▶ What is needed
Copy all the data exactly, except the pictures.

▶ Supplied data
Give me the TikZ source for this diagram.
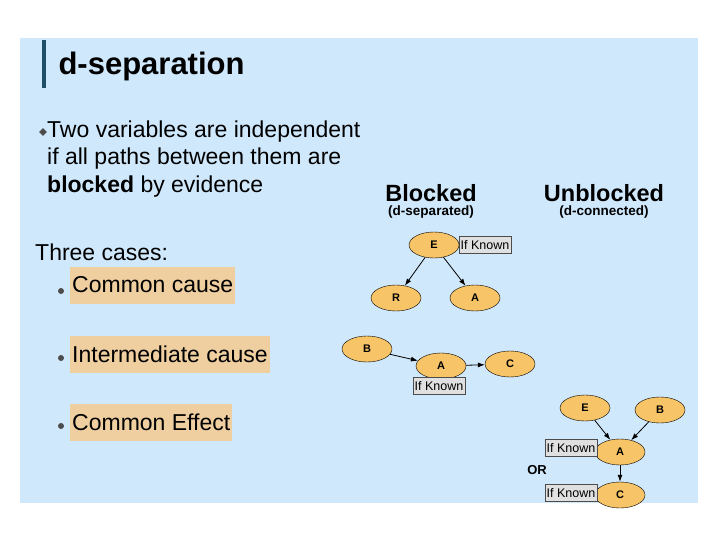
\documentclass[tikz,border=0pt]{standalone}
\usepackage{fontspec}
\setmainfont{Liberation Sans}
\usetikzlibrary{shapes.geometric,arrows.meta}
\definecolor{bg}{HTML}{CFE8FB}
\definecolor{nd}{HTML}{F8C468}
\definecolor{hl}{HTML}{EFCFA0}
\definecolor{bar}{HTML}{1F4F66}
\begin{document}
\begin{tikzpicture}[x=1pt,y=-1pt,
 nd/.style={ellipse,draw=black,fill=nd,minimum width=50pt,minimum height=26pt,inner sep=0pt,font=\fontsize{11}{12}\selectfont\bfseries},
 kn/.style={draw=black!70,fill=black!12,inner sep=1.5pt,minimum height=17pt,font=\fontsize{12.5}{13}\selectfont},
 ar/.style={-{Latex[length=7pt,width=5pt]},thick},
 hl/.style={fill=hl,inner sep=2pt,anchor=west,minimum height=37pt,font=\fontsize{23}{27}\selectfont},
 bt/.style={font=\fontsize{23}{27.5}\selectfont},
 dot/.style={circle,fill=black!70,inner sep=0pt,minimum size=6pt}]
\useasboundingbox (0,0) rectangle (720,540);
\fill[white] (0,0) rectangle (720,540);
\fill[bg] (20,38) rectangle (698,503);
\fill[bar] (42,40) rectangle (46,88);
\node[anchor=west,font=\fontsize{31}{32}\selectfont\bfseries] (title) at (55,66) {d-separation};
\node[diamond,fill=black!70,inner sep=0pt,minimum size=8pt] (d0) at (43,132) {};
\node[bt,anchor=west,align=left,inner sep=0pt] (intro) at (47,159) {Two variables are independent\\if all paths between them are\\\textbf{blocked} by evidence};
\node[bt,anchor=west,inner sep=0pt] (three) at (35,252) {Three cases:};
\node[hl] (c1) at (70,285) {Common cause};
\node[hl] (c2) at (70,354) {Intermediate cause};
\node[hl] (c3) at (70,422) {Common Effect};
\node[dot] (b1) at (61,291) {};
\node[dot] (b2) at (61,358) {};
\node[dot] (b3) at (61,426) {};
\node[font=\fontsize{23.5}{24}\selectfont\bfseries] (bl) at (431,193) {Blocked};
\node[font=\fontsize{13.5}{14}\selectfont\bfseries] (bls) at (431,212) {(d-separated)};
\node[font=\fontsize{23.5}{24}\selectfont\bfseries] (ub) at (604,193) {Unblocked};
\node[font=\fontsize{13.5}{14}\selectfont\bfseries] (ubs) at (604,212) {(d-connected)};
% common cause
\node[nd] (E1) at (434,245) {E};
\node[kn,anchor=west] (k1) at (459,245) {If Known};
\node[nd] (R1) at (396,298) {R};
\node[nd] (A1) at (475,298) {A};
\draw[ar] (E1) -- (R1);
\draw[ar] (E1) -- (A1);
% intermediate
\node[nd] (B2) at (367,349) {B};
\node[nd] (A2) at (441,366) {A};
\node[nd] (C2) at (510,364) {C};
\node[kn] (k2) at (439,386) {If Known};
\draw[ar] (B2) -- (A2);
\draw[ar] (A2) -- (C2);
% common effect
\node[nd] (E3) at (585,408) {E};
\node[nd] (B3) at (660,410) {B};
\node[nd] (A3) at (620,452) {A};
\node[nd] (C3) at (620,495) {C};
\node[kn,anchor=east] (k3) at (597,448) {If Known};
\node[kn,anchor=east] (k4) at (597,493) {If Known};
\node[font=\fontsize{13}{14}\selectfont\bfseries] (or) at (537,470) {OR};
\draw[ar] (E3) -- (A3);
\draw[ar] (B3) -- (A3);
\draw[ar] (A3) -- (C3);
\end{tikzpicture}
\end{document}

▶ Output for this task
Give me the TikZ source for this diagram.
\documentclass[tikz,border=0pt]{standalone}
\usepackage{fontspec}
\setmainfont{Liberation Sans}
\usetikzlibrary{shapes.geometric,arrows.meta}
\definecolor{bg}{HTML}{CFE8FB}
\definecolor{nd}{HTML}{F8C468}
\definecolor{hl}{HTML}{EFCFA0}
\definecolor{bar}{HTML}{1F4F66}
\begin{document}
\begin{tikzpicture}[x=1pt,y=-1pt,
 nd/.style={ellipse,draw=black,fill=nd,minimum width=50pt,minimum height=26pt,inner sep=0pt,font=\fontsize{11}{12}\selectfont\bfseries},
 kn/.style={draw=black!70,fill=black!12,inner sep=1.5pt,minimum height=17pt,font=\fontsize{12.5}{13}\selectfont},
 ar/.style={-{Latex[length=7pt,width=5pt]},thick},
 hl/.style={fill=hl,inner sep=2pt,anchor=west,minimum height=37pt,font=\fontsize{23}{27}\selectfont},
 bt/.style={font=\fontsize{23}{27.5}\selectfont},
 dot/.style={circle,fill=black!70,inner sep=0pt,minimum size=6pt}]
\useasboundingbox (0,0) rectangle (720,540);
\fill[white] (0,0) rectangle (720,540);
\fill[bg] (20,38) rectangle (698,503);
\fill[bar] (42,40) rectangle (46,88);
\node[anchor=west,font=\fontsize{31}{32}\selectfont\bfseries] (title) at (55,66) {d-separation};
\node[diamond,fill=black!70,inner sep=0pt,minimum size=8pt] (d0) at (43,132) {};
\node[bt,anchor=west,align=left,inner sep=0pt] (intro) at (47,159) {Two variables are independent\\if all paths between them are\\\textbf{blocked} by evidence};
\node[bt,anchor=west,inner sep=0pt] (three) at (35,252) {Three cases:};
\node[hl] (c1) at (70,285) {Common cause};
\node[hl] (c2) at (70,354) {Intermediate cause};
\node[hl] (c3) at (70,422) {Common Effect};
\node[dot] (b1) at (61,291) {};
\node[dot] (b2) at (61,358) {};
\node[dot] (b3) at (61,426) {};
\node[font=\fontsize{23.5}{24}\selectfont\bfseries] (bl) at (431,193) {Blocked};
\node[font=\fontsize{13.5}{14}\selectfont\bfseries] (bls) at (431,212) {(d-separated)};
\node[font=\fontsize{23.5}{24}\selectfont\bfseries] (ub) at (604,193) {Unblocked};
\node[font=\fontsize{13.5}{14}\selectfont\bfseries] (ubs) at (604,212) {(d-connected)};
% common cause
\node[nd] (E1) at (434,245) {E};
\node[kn,anchor=west] (k1) at (459,245) {If Known};
\node[nd] (R1) at (396,298) {R};
\node[nd] (A1) at (475,298) {A};
\draw[ar] (E1) -- (R1);
\draw[ar] (E1) -- (A1);
% intermediate
\node[nd] (B2) at (367,349) {B};
\node[nd] (A2) at (441,366) {A};
\node[nd] (C2) at (510,364) {C};
\node[kn] (k2) at (439,386) {If Known};
\draw[ar] (B2) -- (A2);
\draw[ar] (A2) -- (C2);
% common effect
\node[nd] (E3) at (585,408) {E};
\node[nd] (B3) at (660,410) {B};
\node[nd] (A3) at (620,452) {A};
\node[nd] (C3) at (620,495) {C};
\node[kn,anchor=east] (k3) at (597,448) {If Known};
\node[kn,anchor=east] (k4) at (597,493) {If Known};
\node[font=\fontsize{13}{14}\selectfont\bfseries] (or) at (537,470) {OR};
\draw[ar] (E3) -- (A3);
\draw[ar] (B3) -- (A3);
\draw[ar] (A3) -- (C3);
\end{tikzpicture}
\end{document}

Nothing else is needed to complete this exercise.